Monday, Aug. 08, 1938
Married. Louise Carnegie Miller, 18, granddaughter of the late Andrew Carnegie; to James Frederick Gordon Thomson, 41, Edinburgh lawyer; at Dornoch, Scotland. Two years ago Miss Miller and Mr. Thomson, who have been close friends since she was 3, tried to elope, were persuaded by Miss Miller's mother to wait until she was of legal age.
Married. Christopher Kilmer, 20, son of the late Soldier-Poet Joyce Kilmer (Trees'); and Alberta Taylor Daniel, 22; in Arlington, Va.
Married. Lois Long ("Lipstick" and "L. L." of The New Yorker), divorced wife of Curtis Arnoux Peters (Cartoonist Peter Arno); and Donaldson B. Thorburn, Shell Oilman; in Manhasset, L. I.

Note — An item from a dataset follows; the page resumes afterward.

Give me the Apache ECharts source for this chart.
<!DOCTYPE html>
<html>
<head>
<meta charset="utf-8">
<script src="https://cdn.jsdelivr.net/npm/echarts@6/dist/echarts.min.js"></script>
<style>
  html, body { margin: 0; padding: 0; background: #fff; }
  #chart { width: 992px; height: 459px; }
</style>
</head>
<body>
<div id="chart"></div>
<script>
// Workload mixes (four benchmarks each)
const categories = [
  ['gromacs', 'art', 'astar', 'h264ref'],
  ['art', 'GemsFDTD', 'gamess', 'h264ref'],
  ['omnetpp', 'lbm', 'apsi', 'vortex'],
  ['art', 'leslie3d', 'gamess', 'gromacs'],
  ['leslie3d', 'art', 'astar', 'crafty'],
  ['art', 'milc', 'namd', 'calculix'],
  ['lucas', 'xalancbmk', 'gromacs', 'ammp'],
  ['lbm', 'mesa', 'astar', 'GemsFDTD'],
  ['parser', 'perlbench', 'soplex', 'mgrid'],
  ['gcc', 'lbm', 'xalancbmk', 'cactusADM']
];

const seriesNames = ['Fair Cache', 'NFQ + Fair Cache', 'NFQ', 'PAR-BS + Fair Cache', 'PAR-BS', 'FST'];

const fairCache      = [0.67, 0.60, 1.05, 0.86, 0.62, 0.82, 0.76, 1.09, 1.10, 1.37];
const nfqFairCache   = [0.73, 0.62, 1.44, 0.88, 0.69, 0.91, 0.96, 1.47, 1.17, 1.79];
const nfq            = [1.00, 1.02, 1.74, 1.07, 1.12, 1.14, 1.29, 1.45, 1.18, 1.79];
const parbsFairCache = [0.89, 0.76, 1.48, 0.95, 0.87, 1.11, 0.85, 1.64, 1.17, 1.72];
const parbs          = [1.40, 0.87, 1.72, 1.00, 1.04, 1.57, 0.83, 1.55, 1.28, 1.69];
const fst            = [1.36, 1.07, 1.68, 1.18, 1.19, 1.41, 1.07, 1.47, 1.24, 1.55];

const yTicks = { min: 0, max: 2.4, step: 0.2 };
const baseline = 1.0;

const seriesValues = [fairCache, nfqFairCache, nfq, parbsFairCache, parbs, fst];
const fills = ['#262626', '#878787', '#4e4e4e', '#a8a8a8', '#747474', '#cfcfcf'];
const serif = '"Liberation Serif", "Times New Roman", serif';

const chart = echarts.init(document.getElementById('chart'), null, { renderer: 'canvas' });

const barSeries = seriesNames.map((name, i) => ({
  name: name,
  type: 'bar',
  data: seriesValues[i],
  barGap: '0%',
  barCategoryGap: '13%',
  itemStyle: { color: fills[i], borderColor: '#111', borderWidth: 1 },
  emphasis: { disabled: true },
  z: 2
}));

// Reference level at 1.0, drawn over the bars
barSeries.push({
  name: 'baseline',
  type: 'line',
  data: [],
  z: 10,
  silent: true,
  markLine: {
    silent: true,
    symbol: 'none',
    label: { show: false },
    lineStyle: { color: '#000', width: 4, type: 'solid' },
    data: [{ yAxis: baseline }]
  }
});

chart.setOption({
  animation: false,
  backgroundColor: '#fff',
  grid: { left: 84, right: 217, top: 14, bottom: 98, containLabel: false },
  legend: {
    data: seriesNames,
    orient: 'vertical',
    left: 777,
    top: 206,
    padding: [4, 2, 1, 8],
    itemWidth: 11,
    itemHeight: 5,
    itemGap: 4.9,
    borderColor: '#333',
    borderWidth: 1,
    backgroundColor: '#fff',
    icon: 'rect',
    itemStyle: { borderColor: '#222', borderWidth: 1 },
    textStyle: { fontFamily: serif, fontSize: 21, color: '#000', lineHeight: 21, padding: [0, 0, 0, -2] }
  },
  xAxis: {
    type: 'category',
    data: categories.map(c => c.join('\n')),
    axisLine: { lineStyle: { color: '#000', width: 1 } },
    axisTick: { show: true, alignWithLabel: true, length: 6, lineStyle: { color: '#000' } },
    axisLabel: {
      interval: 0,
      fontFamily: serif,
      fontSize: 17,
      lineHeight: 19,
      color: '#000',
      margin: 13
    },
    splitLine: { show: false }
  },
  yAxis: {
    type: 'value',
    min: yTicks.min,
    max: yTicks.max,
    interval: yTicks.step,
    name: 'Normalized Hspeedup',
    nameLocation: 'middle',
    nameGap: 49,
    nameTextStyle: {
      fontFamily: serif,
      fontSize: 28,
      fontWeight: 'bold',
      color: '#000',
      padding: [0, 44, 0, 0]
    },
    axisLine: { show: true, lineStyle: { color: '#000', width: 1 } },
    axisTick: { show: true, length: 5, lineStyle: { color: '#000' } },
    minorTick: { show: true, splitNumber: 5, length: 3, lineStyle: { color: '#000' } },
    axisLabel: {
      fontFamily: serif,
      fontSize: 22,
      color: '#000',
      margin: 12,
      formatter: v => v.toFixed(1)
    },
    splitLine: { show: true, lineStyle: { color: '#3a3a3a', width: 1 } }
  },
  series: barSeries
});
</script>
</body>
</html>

Died. John May Warren, 8, whose photograph, grotesquely retouched, was released by Acme syndicate in 1933 as a baby picture of Adolf Hitler (TIME, March 5, 1934); when he fell from his bicycle, pierced his heart on a milk bottle; in Lakewood, Ohio.

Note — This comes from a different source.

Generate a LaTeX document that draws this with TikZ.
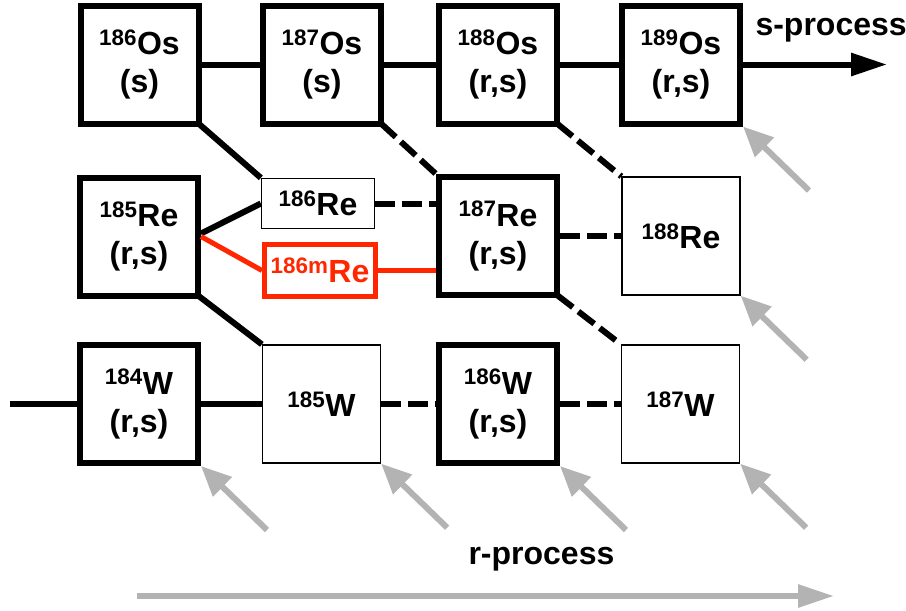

Died. Sufi Abdul Hamid (Eugene Brown), circa 45, onetime "Black Hitler," who as Bishop of the Universal Order of Tranquility was Harlem's No. 2 Cult Leader (see p. 7); when his nine-year-old monoplane ran out of fuel and crashed; near Wantagh, L. I. The plane's pilot also was killed, Hamid's secretary injured.

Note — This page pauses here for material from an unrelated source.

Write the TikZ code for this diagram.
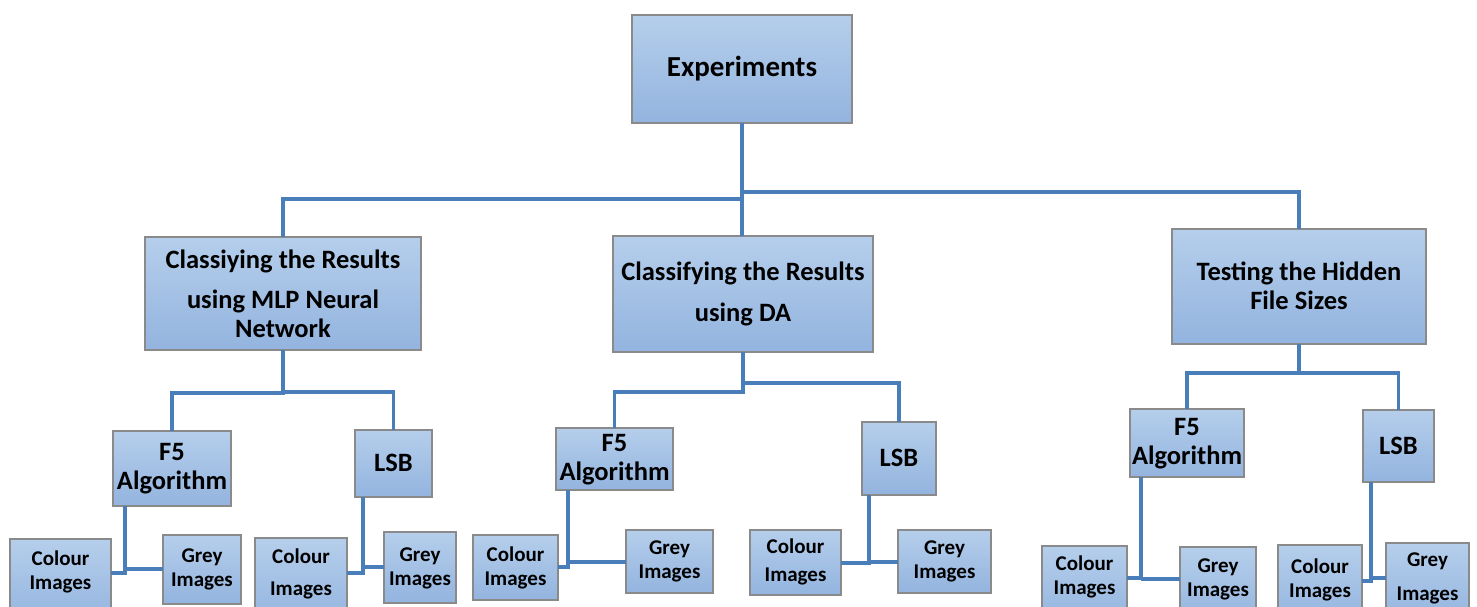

Died. Jack Judge, 60, onetime fishmonger and vaudeville trouper, author of It's a Long, Long Way to Tipperary, best-known marching song of the World War; of meningitis; in Birmingham, England. On New Year's Day 1912, Judge bet a friend he could write a song before nightfall, sing it successfully and publicly that evening. He won with Tipperary.
Died. Dr. Charles Holmes Herty, 70, onetime president (1915-16) of potent American Chemical Society, editor (1917-21) of Industrial & Engineering Chemistry, adviser to Chemical Foundation, Inc.. discoverer of a method for converting the South's cheap slash pine into newsprint; of heart failure; in Savannah, Ga. Mindful of Dr. Herty's revolutionary developments in southern turpentine and pulp industries, grateful Georgians early this year named him "Man of the Year for Georgia and the South," dropped Court House flags to half-mast at his death.
Died, Frances, Countess of Warwick, 76, Socialist, philanthropist. British authoress who prophesied that George V would be England's last king and Edward, now Duke of Windsor, an admirable first president (TIME, March 17, 1930); at Dunmow, Essex.